Despite the existing room for manoeuvre, it is clear that the spending cuts will force Finland to carefully consider which operations – new or old – it will contribute to and how. Against this backdrop, Finland should more clearly define its objectives and priorities in the area of military crisis management and consider how it can best meet these objectives. Similar demands have been expressed by various experts in recent years. However, the planned cutbacks make them all the more pressing.

So far, the Finnish government has not laid out its views on the future direction of Finland’s participation in military crisis management. The government programme merely notes that Finland should focus on crisis management operations that have the greatest impact and significance from the national point of view. However, this ostensibly clear statement raises more questions than it answers, as the impact and significance of the operations from the point of view of Finland depend entirely on what it is that Finland seeks to achieve.
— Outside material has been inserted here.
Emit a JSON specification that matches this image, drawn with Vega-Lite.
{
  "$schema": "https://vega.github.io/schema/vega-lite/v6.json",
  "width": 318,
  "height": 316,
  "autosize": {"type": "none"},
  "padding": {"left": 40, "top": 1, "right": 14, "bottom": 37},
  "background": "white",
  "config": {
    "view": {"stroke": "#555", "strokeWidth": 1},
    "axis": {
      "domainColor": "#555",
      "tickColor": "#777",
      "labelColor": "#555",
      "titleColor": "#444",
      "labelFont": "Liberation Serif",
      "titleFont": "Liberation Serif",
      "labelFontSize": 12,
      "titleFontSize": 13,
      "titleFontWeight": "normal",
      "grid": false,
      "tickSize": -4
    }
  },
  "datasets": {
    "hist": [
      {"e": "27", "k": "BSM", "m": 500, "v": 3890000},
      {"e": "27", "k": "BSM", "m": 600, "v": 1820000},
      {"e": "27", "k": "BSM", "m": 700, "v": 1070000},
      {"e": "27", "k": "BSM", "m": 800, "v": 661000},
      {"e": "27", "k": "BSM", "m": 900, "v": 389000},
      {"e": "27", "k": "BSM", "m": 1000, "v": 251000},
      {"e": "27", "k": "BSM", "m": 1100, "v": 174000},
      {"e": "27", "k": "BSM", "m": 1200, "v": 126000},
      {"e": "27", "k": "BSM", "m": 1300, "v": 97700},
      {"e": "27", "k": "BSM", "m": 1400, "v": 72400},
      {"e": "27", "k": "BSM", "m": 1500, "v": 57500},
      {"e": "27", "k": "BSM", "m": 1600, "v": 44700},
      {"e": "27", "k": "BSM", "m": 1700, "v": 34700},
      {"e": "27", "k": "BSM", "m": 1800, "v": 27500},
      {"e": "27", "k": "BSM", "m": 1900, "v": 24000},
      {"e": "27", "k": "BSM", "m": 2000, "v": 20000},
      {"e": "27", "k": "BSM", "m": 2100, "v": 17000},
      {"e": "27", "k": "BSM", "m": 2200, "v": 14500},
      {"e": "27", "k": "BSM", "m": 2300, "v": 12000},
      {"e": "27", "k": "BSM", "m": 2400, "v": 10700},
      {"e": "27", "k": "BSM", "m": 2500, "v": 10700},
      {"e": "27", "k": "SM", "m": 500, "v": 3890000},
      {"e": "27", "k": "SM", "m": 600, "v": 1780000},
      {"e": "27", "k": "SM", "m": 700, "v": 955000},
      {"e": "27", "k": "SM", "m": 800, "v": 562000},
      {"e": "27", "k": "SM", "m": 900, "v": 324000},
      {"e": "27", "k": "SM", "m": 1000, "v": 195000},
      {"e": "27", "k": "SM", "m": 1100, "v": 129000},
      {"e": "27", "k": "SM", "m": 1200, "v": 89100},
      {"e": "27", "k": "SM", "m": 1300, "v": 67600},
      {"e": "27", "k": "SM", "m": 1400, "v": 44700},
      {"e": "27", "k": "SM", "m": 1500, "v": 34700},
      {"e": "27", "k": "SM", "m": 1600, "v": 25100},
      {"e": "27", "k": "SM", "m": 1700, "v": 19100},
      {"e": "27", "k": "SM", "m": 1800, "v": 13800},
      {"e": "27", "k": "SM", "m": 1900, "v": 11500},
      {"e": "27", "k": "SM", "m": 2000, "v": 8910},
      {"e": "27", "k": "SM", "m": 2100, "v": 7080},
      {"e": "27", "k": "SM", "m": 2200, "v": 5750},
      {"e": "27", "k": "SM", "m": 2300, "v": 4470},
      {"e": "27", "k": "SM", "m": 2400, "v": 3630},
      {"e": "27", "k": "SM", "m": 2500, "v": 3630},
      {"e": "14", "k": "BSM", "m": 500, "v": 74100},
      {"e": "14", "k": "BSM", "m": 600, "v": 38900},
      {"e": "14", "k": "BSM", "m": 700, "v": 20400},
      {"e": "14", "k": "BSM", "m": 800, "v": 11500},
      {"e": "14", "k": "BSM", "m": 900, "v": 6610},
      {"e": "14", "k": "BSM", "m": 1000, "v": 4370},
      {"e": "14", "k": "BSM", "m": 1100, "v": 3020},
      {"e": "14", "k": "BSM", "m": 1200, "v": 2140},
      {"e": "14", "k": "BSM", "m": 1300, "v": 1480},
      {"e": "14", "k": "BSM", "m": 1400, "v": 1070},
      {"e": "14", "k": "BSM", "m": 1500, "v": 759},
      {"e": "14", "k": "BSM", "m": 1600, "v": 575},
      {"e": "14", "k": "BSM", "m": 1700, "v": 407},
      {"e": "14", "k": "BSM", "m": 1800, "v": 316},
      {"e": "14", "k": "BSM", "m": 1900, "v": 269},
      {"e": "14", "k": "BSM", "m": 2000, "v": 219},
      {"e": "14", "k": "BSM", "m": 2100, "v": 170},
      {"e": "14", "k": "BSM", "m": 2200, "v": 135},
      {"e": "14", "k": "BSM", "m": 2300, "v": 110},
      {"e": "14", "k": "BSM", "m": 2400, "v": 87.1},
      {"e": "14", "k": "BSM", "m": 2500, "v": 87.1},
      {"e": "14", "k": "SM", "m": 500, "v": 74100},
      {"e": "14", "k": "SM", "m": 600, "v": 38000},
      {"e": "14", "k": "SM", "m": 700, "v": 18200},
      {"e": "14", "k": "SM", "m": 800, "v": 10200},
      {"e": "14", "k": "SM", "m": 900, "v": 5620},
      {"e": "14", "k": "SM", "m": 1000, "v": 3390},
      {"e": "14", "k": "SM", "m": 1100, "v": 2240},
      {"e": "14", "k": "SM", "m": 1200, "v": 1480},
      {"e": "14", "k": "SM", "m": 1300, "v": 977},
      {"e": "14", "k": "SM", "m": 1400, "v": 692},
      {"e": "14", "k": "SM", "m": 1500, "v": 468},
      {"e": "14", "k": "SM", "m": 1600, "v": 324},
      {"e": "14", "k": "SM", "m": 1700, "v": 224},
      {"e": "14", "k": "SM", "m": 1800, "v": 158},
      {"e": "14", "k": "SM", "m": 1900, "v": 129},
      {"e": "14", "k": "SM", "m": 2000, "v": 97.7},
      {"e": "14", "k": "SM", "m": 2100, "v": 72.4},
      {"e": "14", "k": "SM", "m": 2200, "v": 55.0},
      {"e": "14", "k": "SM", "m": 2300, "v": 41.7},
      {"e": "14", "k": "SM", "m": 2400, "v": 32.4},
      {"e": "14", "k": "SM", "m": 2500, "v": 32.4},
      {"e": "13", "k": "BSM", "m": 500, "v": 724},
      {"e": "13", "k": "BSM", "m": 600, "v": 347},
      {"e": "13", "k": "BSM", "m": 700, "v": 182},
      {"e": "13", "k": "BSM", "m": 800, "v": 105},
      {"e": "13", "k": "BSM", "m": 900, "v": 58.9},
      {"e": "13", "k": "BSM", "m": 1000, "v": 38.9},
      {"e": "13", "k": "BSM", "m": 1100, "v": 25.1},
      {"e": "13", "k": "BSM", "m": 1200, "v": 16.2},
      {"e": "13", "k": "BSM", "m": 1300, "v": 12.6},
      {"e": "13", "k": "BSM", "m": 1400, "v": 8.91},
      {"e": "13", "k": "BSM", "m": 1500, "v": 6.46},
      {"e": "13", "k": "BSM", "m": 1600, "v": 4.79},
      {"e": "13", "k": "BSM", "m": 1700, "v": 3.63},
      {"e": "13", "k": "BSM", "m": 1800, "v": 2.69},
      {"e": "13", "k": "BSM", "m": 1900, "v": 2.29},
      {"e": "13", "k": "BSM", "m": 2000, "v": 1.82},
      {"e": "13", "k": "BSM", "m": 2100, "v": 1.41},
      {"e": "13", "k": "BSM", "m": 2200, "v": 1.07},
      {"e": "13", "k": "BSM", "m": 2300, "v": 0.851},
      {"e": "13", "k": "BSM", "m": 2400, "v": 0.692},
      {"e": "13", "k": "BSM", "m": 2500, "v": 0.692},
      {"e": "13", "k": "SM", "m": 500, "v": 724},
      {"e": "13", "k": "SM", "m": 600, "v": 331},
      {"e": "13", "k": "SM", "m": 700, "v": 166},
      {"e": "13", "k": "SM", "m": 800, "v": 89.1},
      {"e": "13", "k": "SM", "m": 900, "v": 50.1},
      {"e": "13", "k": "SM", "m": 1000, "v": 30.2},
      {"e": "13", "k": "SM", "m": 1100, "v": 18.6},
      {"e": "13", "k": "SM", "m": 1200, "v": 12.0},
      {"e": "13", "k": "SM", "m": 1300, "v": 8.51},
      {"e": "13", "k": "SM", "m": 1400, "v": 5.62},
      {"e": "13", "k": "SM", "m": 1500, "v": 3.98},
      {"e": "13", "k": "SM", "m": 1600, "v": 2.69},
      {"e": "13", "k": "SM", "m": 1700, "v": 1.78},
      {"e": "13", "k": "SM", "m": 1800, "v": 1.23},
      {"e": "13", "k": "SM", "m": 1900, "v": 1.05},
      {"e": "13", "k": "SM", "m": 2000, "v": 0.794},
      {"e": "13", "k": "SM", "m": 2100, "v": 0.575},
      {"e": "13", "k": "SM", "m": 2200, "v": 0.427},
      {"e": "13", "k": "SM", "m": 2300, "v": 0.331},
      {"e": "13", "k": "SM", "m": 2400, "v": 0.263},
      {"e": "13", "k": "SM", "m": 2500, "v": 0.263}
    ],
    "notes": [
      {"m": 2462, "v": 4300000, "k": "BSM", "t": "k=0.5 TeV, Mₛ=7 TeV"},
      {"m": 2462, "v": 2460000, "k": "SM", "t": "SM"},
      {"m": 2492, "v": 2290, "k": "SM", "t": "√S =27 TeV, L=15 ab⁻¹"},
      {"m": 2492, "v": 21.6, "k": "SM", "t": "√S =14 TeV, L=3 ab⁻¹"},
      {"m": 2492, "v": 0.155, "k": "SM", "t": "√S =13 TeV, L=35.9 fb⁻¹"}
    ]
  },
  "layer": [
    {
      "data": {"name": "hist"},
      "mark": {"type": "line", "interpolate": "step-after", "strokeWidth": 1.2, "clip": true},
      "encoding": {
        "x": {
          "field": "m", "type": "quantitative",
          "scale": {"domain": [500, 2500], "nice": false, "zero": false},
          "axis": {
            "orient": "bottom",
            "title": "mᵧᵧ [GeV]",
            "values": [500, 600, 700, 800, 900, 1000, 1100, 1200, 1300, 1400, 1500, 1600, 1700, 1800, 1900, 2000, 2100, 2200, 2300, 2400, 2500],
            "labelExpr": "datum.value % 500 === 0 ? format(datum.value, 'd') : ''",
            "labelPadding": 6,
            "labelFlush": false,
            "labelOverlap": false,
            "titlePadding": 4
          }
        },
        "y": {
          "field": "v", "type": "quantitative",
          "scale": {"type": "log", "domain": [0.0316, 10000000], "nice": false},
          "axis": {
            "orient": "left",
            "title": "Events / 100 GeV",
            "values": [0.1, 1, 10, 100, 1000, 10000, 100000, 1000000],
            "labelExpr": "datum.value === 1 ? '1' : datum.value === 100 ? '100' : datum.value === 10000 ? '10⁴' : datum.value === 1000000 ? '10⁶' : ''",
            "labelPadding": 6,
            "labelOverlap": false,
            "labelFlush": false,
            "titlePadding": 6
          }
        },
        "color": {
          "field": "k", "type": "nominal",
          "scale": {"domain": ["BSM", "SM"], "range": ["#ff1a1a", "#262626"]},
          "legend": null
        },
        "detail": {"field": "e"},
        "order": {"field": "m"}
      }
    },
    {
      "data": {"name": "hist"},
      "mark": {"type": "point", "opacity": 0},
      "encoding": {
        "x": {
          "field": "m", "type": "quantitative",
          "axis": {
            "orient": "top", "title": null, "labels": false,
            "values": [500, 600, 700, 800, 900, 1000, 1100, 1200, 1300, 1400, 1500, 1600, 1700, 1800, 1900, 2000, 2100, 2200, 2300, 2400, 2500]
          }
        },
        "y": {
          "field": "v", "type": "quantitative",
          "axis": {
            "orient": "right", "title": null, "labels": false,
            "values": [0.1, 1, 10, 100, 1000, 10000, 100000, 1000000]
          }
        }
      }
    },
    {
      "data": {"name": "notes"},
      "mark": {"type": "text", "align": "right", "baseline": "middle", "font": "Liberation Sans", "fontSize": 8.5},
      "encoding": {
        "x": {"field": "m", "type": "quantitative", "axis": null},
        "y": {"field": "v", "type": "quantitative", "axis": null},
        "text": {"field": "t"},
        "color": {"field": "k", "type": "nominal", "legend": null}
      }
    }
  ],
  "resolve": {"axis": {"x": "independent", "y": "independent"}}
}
Various reasons can be given to justify Finland’s participation in military crisis management also in the future. For example, the idea that the European Union should play a greater role in tackling the root causes of the ongoing refugee crisis has received broad support in Finland and other member states. One of the EU’s potential strengths in responding to the conflicts in its neighbourhood is its ability to deal with crises in a comprehensive manner, that is, to combine instruments like civilian and military crisis management, humanitarian aid and development policy.

Successive Finnish governments have strongly advocated the idea of comprehensive crisis management – both nationally and at the EU level. Could strengthening the comprehensive approach – with a particular focus on the EU’s neighbourhood – thus be one of the key priorities of Finnish military crisis management?

Or should Finland react to the tensions in the Baltic Sea Region by approaching international crisis management more from the point of view of national defence? In that case, Finland’s participation in international crisis management should be contingent upon the needs of the Finnish Defence Forces.

And what about the potential indirect benefits of crisis management? To what extent does Finland see crisis management as a way to support the UN, strengthen the EU’s foreign, security and defence policies, enhance its partnership with NATO or simply raise its own international profile?

Ideally, individual operations help Finland achieve several goals at once. In practice, however, Finland will have to make tough choices. Defining the objectives of the country’s participation in military crisis management should thus be a key question when the government starts to prepare its upcoming reports on foreign and security policy, as well as defence policy.